27 May 2015

FIFA is long overdue a kicking

By

‎The assessment of the “legendary”  Liverpool football manager,‎ Bill Shankly, was famously that football is not a matter of life and death. It is more important than that, he said. Incidentally, it is imperative in football journalism to call ‎successful football managers legendary, and there is no-one more legendary than Shankly, whose mantra has become a cliché recited almost as many times as Harold Wilson’s notion that a “week is a long time in politics.”

Wilson was MP for Huyton, just outside the boudaries of Liverpool, a city I’m just leaving now, heading home via Preston, with a smile on my face. I’m grinning, not because I’m pleased to be leaving Liverpool, after 24 hours of Beatles tourism with my son, who is as big a Beatle nut as I am. We enjoyed The Beatles Story exhibition (or the more historically serious half of it) and we paid homage at The Grapes, reputedly John Lennon’s favourite pub. Although it is worth noting that Lennon did very little drinking after Yoko Ono quarantined him in the mid-1970s, following the “Lost Weekend” phase in which he had left the Japanese conceptual artist and hung out with Keith Moon, Ringo Starr and assorted other reprobates on the US West Coast.

Predictably, Lennon and his friends got into fights, high on Brandy Alexanders. Back in New York, when Yoko took him home, Lennon went on a diet of water and wheat grass. He also made no records in the late 1970s, a policy that Paul McCartney might have been wise to have copied in that period. Meanwhile, with John in the kitchen baking bread, Yoko Ono – scourge of convention and “breadhead” capitalism – discovered that, actually, she had quite a flair for the concept of astutely managing John’s fortune. Love, it turns out, is not all you need.

Anyway, I’ll write more about the attempted revival of ‎Lennon’s home city soon. Although there remains much to do, the difference in the last decade, in hotels, restaurants, improvements in civic space and a sense of confidence is quite startling. With luck, and a few more years of growth, and more capitalism, Liverpool will put the 1980s and 1990s properly behind it.

Not everything has changed in Liverpool, however. An enormous family – in terms of numbers and combined girth – just boarded the train mid-family row. “Shurrup,” shouted the matriach, loud enough to be heard in Manchester,”or I’ll punch the lorra yers!”

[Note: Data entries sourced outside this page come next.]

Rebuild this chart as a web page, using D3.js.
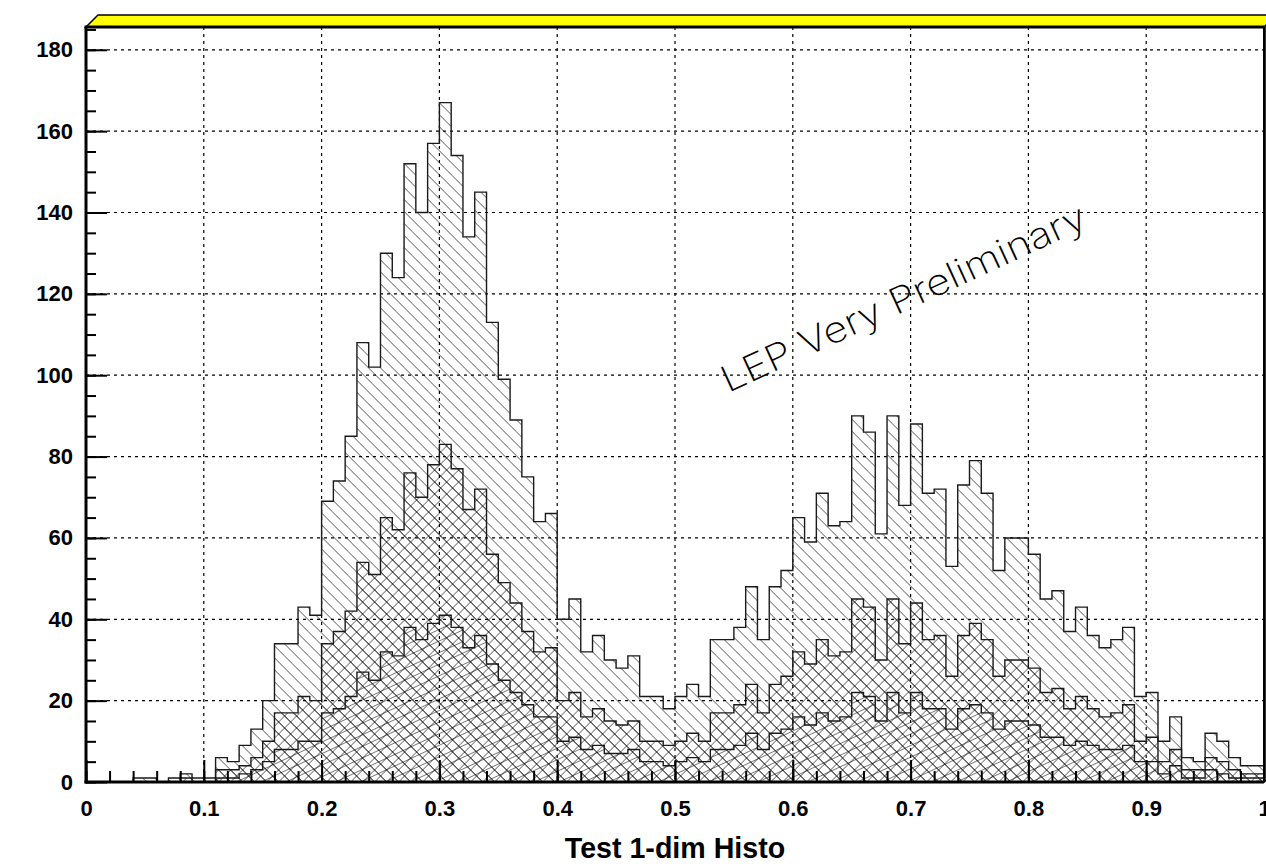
<!DOCTYPE html>
<html>
<head>
<meta charset="utf-8">
<script src="https://cdn.jsdelivr.net/npm/d3@7/dist/d3.min.js"></script>
<style>
  body { margin: 0; background: #fff; }
  svg { display: block; }
</style>
</head>
<body>
<svg id="chart"></svg>
<script>
// Canvas size
const width = 1266;
const height = 864;

// Binning of the histograms
const nBins = 100;
const xMin = 0;
const xMax = 1;
const yMax = 185.6;

// Bin contents
const mainCounts = [
  0, 0, 0, 0, 1, 1, 0, 1, 2, 1,
  1, 6, 5, 9, 13, 20, 34, 34, 43, 41,
  69, 74, 85, 108, 102, 130, 124, 152, 140, 157,
  167, 154, 134, 145, 113, 99, 89, 75, 64, 66,
  40, 45, 32, 36, 30, 28, 31, 21, 21, 18,
  21, 24, 21, 35, 35, 38, 48, 35, 48, 52,
  65, 59, 71, 63, 64, 90, 86, 61, 90, 68,
  88, 71, 72, 53, 73, 79, 71, 52, 60, 60,
  56, 45, 47, 37, 43, 36, 33, 35, 38, 21,
  22, 10, 16, 6, 5, 12, 10, 6, 4, 4
];
const midCounts = [
  0, 0, 0, 0, 0, 0, 0, 0, 1, 0,
  0, 3, 3, 4, 6, 10, 17, 17, 21, 20,
  34, 37, 42, 54, 51, 65, 62, 76, 70, 78,
  83, 77, 67, 72, 56, 49, 44, 37, 32, 33,
  20, 22, 16, 18, 15, 14, 15, 10, 10, 9,
  10, 12, 10, 17, 17, 19, 24, 17, 24, 26,
  32, 29, 35, 31, 32, 45, 43, 30, 45, 34,
  44, 35, 36, 26, 36, 39, 35, 26, 30, 30,
  28, 22, 23, 18, 21, 18, 16, 17, 19, 10,
  11, 5, 8, 3, 3, 6, 5, 3, 2, 2
];
const lowCounts = [
  0, 0, 0, 0, 0, 0, 0, 0, 0, 0,
  0, 1, 1, 2, 3, 5, 8, 8, 10, 10,
  17, 18, 21, 27, 25, 32, 31, 38, 35, 39,
  41, 38, 33, 36, 29, 25, 22, 19, 16, 16,
  10, 11, 8, 9, 7, 7, 8, 5, 5, 4,
  5, 6, 5, 8, 8, 9, 12, 8, 12, 13,
  16, 14, 17, 15, 16, 22, 21, 15, 22, 17,
  22, 18, 18, 13, 18, 19, 17, 13, 15, 15,
  14, 11, 11, 9, 10, 9, 8, 8, 9, 5,
  5, 2, 4, 1, 1, 3, 2, 1, 1, 1
];

// Axis ticks and labels
const xTicks = [0, 0.1, 0.2, 0.3, 0.4, 0.5, 0.6, 0.7, 0.8, 0.9, 1];
const xLabels = ["0", "0.1", "0.2", "0.3", "0.4", "0.5", "0.6", "0.7", "0.8", "0.9", "1"];
const yTicks = [0, 20, 40, 60, 80, 100, 120, 140, 160, 180];
const title = "Test 1-dim Histo";
const stamp = "LEP Very Preliminary";

// Frame geometry
const frameL = 86, frameR = 1264, frameT = 27, frameB = 782;
const bevel = 12;

const x = d3.scaleLinear().domain([xMin, xMax]).range([frameL, frameR]);
const y = d3.scaleLinear().domain([0, yMax]).range([frameB, frameT]);

const svg = d3.select("#chart")
  .attr("width", width)
  .attr("height", height)
  .attr("viewBox", `0 0 ${width} ${height}`);

// Hatch patterns
const defs = svg.append("defs");

function hatch(id, spacing, angle, lines) {
  const p = defs.append("pattern")
    .attr("id", id)
    .attr("patternUnits", "userSpaceOnUse")
    .attr("width", spacing)
    .attr("height", spacing)
    .attr("patternTransform", `translate(${frameL},${frameB}) rotate(${angle})`);
  lines.forEach(l => {
    p.append("line")
      .attr("x1", l[0] * spacing).attr("y1", l[1] * spacing)
      .attr("x2", l[2] * spacing).attr("y2", l[3] * spacing)
      .attr("stroke", "#000")
      .attr("stroke-width", 1);
  });
}
// "\\" lines
hatch("hatchMain", 12 / Math.SQRT2, -45, [[0, 0, 0, 1]]);
// cross hatch
hatch("hatchMid", 12 / Math.SQRT2, -45, [[0, 0, 0, 1], [0, 0, 1, 0]]);
// shallow "/" lines
hatch("hatchLow", 10.5, -25, [[0, 0, 1, 0]]);

// Grid
const grid = svg.append("g")
  .attr("stroke", "#000")
  .attr("stroke-width", 1.2)
  .attr("stroke-dasharray", "3,4");

grid.selectAll(".gx")
  .data(xTicks.slice(1, -1))
  .enter().append("line")
  .attr("x1", d => x(d)).attr("x2", d => x(d))
  .attr("y1", frameT).attr("y2", frameB);

grid.selectAll(".gy")
  .data(yTicks.slice(1))
  .enter().append("line")
  .attr("x1", frameL).attr("x2", frameR)
  .attr("y1", d => y(d)).attr("y2", d => y(d));

// Histograms
const edges = d3.range(nBins + 1).map(i => xMin + (xMax - xMin) * i / nBins);

function stepPoints(counts) {
  const pts = [[edges[0], 0]];
  counts.forEach((c, i) => {
    pts.push([edges[i], c], [edges[i + 1], c]);
  });
  pts.push([edges[nBins], 0]);
  return pts;
}

const line = d3.line()
  .x(d => x(d[0]))
  .y(d => y(d[1]));

const hists = [
  { counts: mainCounts, fill: "url(#hatchMain)" },
  { counts: midCounts, fill: "url(#hatchMid)" },
  { counts: lowCounts, fill: "url(#hatchLow)" }
];

svg.selectAll(".hist")
  .data(hists)
  .enter().append("path")
  .attr("class", "hist")
  .attr("d", d => line(stepPoints(d.counts)) + "Z")
  .attr("fill", d => d.fill)
  .attr("stroke", "#1a1a1a")
  .attr("stroke-width", 1.4);

// Axes with ROOT style ticks pointing inwards
svg.append("g")
  .attr("transform", `translate(0,${frameB})`)
  .call(d3.axisBottom(x)
    .tickValues(xTicks)
    .tickFormat((d, i) => xLabels[i])
    .tickSize(-22)
    .tickPadding(18));

svg.append("g")
  .attr("transform", `translate(0,${frameB})`)
  .call(d3.axisBottom(x)
    .tickValues(d3.range(0, 51).map(i => i / 50))
    .tickFormat("")
    .tickSize(-11));

svg.append("g")
  .attr("transform", `translate(${frameL},0)`)
  .call(d3.axisLeft(y)
    .tickValues(yTicks)
    .tickSize(-21)
    .tickPadding(13));

svg.append("g")
  .attr("transform", `translate(${frameL},0)`)
  .call(d3.axisLeft(y)
    .tickValues(d3.range(0, 186, 5))
    .tickFormat("")
    .tickSize(-10));

svg.selectAll(".domain").remove();
svg.selectAll(".tick line").attr("stroke", "#000").attr("stroke-width", 2);
svg.selectAll(".tick text")
  .attr("fill", "#000")
  .style("font-family", "'Liberation Sans', Arial, sans-serif")
  .style("font-weight", "bold")
  .style("font-size", "22px");

// Frame: 3D bevels and border
svg.append("polygon")
  .attr("points", [[frameL, frameT], [frameL + bevel, frameT - bevel], [frameR + bevel, frameT - bevel], [frameR, frameT]].join(" "))
  .attr("fill", "#ffff00")
  .attr("stroke", "#000")
  .attr("stroke-width", 1.5);

svg.append("polygon")
  .attr("points", [[frameR, frameT], [frameR + bevel, frameT - bevel], [frameR + bevel, frameB - bevel], [frameR, frameB]].join(" "))
  .attr("fill", "#333")
  .attr("stroke", "#000")
  .attr("stroke-width", 1);

svg.append("line").attr("x1", frameL - 1.5).attr("x2", frameR).attr("y1", frameT).attr("y2", frameT)
  .attr("stroke", "#000").attr("stroke-width", 3);
svg.append("line").attr("x1", frameL).attr("x2", frameL).attr("y1", frameT).attr("y2", frameB + 1.5)
  .attr("stroke", "#000").attr("stroke-width", 3);
svg.append("line").attr("x1", frameL - 1.5).attr("x2", frameR).attr("y1", frameB).attr("y2", frameB)
  .attr("stroke", "#000").attr("stroke-width", 3);
svg.append("line").attr("x1", frameR).attr("x2", frameR).attr("y1", frameT).attr("y2", frameB)
  .attr("stroke", "#000").attr("stroke-width", 2);

// Title under the x axis
svg.append("text")
  .attr("x", x(0.5))
  .attr("y", 858)
  .attr("text-anchor", "middle")
  .style("font-family", "'Liberation Sans', Arial, sans-serif")
  .style("font-weight", "bold")
  .style("font-size", "28.6px")
  .text(title);

// Rotated stamp
svg.append("text")
  .attr("transform", "translate(728,393) rotate(-24.8)")
  .attr("textLength", 398)
  .attr("lengthAdjust", "spacingAndGlyphs")
  .style("font-family", "Inter, 'DejaVu Sans', sans-serif")
  .style("font-weight", "200")
  .style("font-size", "36px")
  .text(stamp);
</script>
</body>
</html>
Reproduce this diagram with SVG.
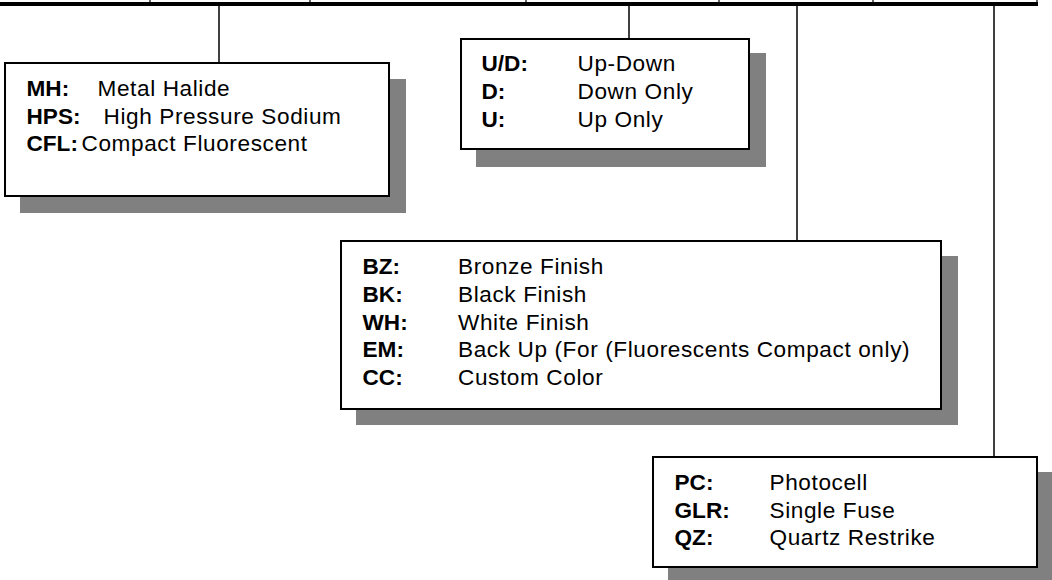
<svg xmlns="http://www.w3.org/2000/svg" width="1052" height="580" viewBox="0 0 1052 580">
<style>
.bg{fill:#ffffff}
.shadow{fill:#808080}
.box{fill:#ffffff;stroke:#000000;stroke-width:2}
.conn{stroke:#000000;stroke-width:1.5;fill:none}
.tick{stroke:#000000;stroke-width:1.2;fill:none}
.lbl{font-family:"Liberation Sans",Arial,sans-serif;font-size:22.6px;font-weight:bold;fill:#000000}
.val{font-family:"Liberation Sans",Arial,sans-serif;font-size:22.6px;letter-spacing:0.6px;fill:#000000}
</style>
<rect class="bg" x="0" y="0" width="1052" height="580"/>
<g id="connectors">
  <rect x="0" y="2" width="1038" height="4" fill="#000000"/>
  <line class="tick" x1="150" y1="0" x2="150" y2="3"/>
  <line class="tick" x1="310" y1="0" x2="310" y2="3"/>
  <line class="tick" x1="526" y1="0" x2="526" y2="3"/>
  <line class="tick" x1="719" y1="0" x2="719" y2="3"/>
  <line class="tick" x1="873" y1="0" x2="873" y2="3"/>
  <line class="tick" x1="1037" y1="0" x2="1037" y2="3"/>
  <line class="conn" x1="219" y1="6" x2="219" y2="63"/>
  <line class="conn" x1="629" y1="6" x2="629" y2="39"/>
  <line class="conn" x1="797" y1="6" x2="797" y2="241"/>
  <line class="conn" x1="994" y1="6" x2="994" y2="457"/>
</g>
<g id="lamp">
  <rect class="shadow" x="20" y="79" width="386" height="134"/>
  <rect class="box" x="5" y="63" width="384" height="133"/>
  <text class="lbl" x="26.5" y="96">MH:</text><text class="val" x="97.5" y="96">Metal Halide</text>
  <text class="lbl" x="26.5" y="123.5">HPS:</text><text class="val" x="103.5" y="123.5">High Pressure Sodium</text>
  <text class="lbl" x="26.5" y="151">CFL:</text><text class="val" x="81.5" y="151">Compact Fluorescent</text>
</g>
<g id="direction">
  <rect class="shadow" x="476" y="53" width="290" height="114"/>
  <rect class="box" x="461" y="39" width="288" height="110"/>
  <text class="lbl" x="481.5" y="71">U/D:</text><text class="val" x="577.5" y="71">Up-Down</text>
  <text class="lbl" x="481.5" y="99">D:</text><text class="val" x="577.5" y="99">Down Only</text>
  <text class="lbl" x="481.5" y="126.5">U:</text><text class="val" x="577.5" y="126.5">Up Only</text>
</g>
<g id="finish">
  <rect class="shadow" x="356" y="256" width="602" height="169"/>
  <rect class="box" x="341" y="241" width="600" height="168"/>
  <text class="lbl" x="362.5" y="274">BZ:</text><text class="val" x="458" y="274">Bronze Finish</text>
  <text class="lbl" x="362.5" y="301.5">BK:</text><text class="val" x="458" y="301.5">Black Finish</text>
  <text class="lbl" x="362.5" y="329.5">WH:</text><text class="val" x="458" y="329.5">White Finish</text>
  <text class="lbl" x="362.5" y="357">EM:</text><text class="val" x="458" y="357">Back Up (For (Fluorescents Compact only)</text>
  <text class="lbl" x="362.5" y="385">CC:</text><text class="val" x="458" y="385">Custom Color</text>
</g>
<g id="options">
  <rect class="shadow" x="668" y="472" width="386" height="108"/>
  <rect class="box" x="653" y="457" width="384" height="110"/>
  <text class="lbl" x="674.5" y="490">PC:</text><text class="val" x="769.5" y="490">Photocell</text>
  <text class="lbl" x="674.5" y="517.5">GLR:</text><text class="val" x="769.5" y="517.5">Single Fuse</text>
  <text class="lbl" x="674.5" y="545">QZ:</text><text class="val" x="769.5" y="545">Quartz Restrike</text>
</g>
</svg>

Indeed, if George Osborne’s much anticipated “Northern Powerhouse” (designed to create a giant economic and cultural hub to rebalance the London-centric UK economy) is to become a reality, surely the “fast” link between Liverpool and Preston should be more than a two coach rattler from the 1980s?

‎Back to football. The reason I am smiling is that FIFA, football’s despicable ruling body, is finally getting what it deserves. In a series of dawn raids, officials have been arrested in Switzerland, and the US authorities are preparing a full-on assault. At the resulting press conference, FIFA’s spokesman gave a performance worthy of the infamous Iraqi information minister who declared in the Iraq War that the regime would triumph, even as American tanks drove into view behind him.

Likewise, FIFA’s man declared that today, with dawn raids on senior officials and extraditions looming, is a good day for FIFA, because it shows that corruption is being rooted out. As the man from the BBC put it, fresh from watching a senior FIFA figure marched off by the police, if this was a good day for FIFA, what would a bad day look like?

This is a huge story and it is a glorious story, almost of Watergate proportions, for which the Sunday Times in London deserves credit. In unearthing the evidence last year the paper delivered classic British journalism at a time when the industry had been battered by its own scandals.

But the undoing of FIFA is glorious for another reason. While globalisation has had a positive impact in many respects, it has also facilitated the rise of international super-bureaucracies in which, because there is a lack of proper accountability or meaningful democratic oversight, cosy deals and creeping corruption predominate. Some of these outfits make the crony corporatists who dominate in monopolistic big businesses look transparent and humble. And now FIFA, one of the worst organisations of the lot, is getting a media and judicial kicking worthy of footballer and sometime actor Vinnie Jones. Good.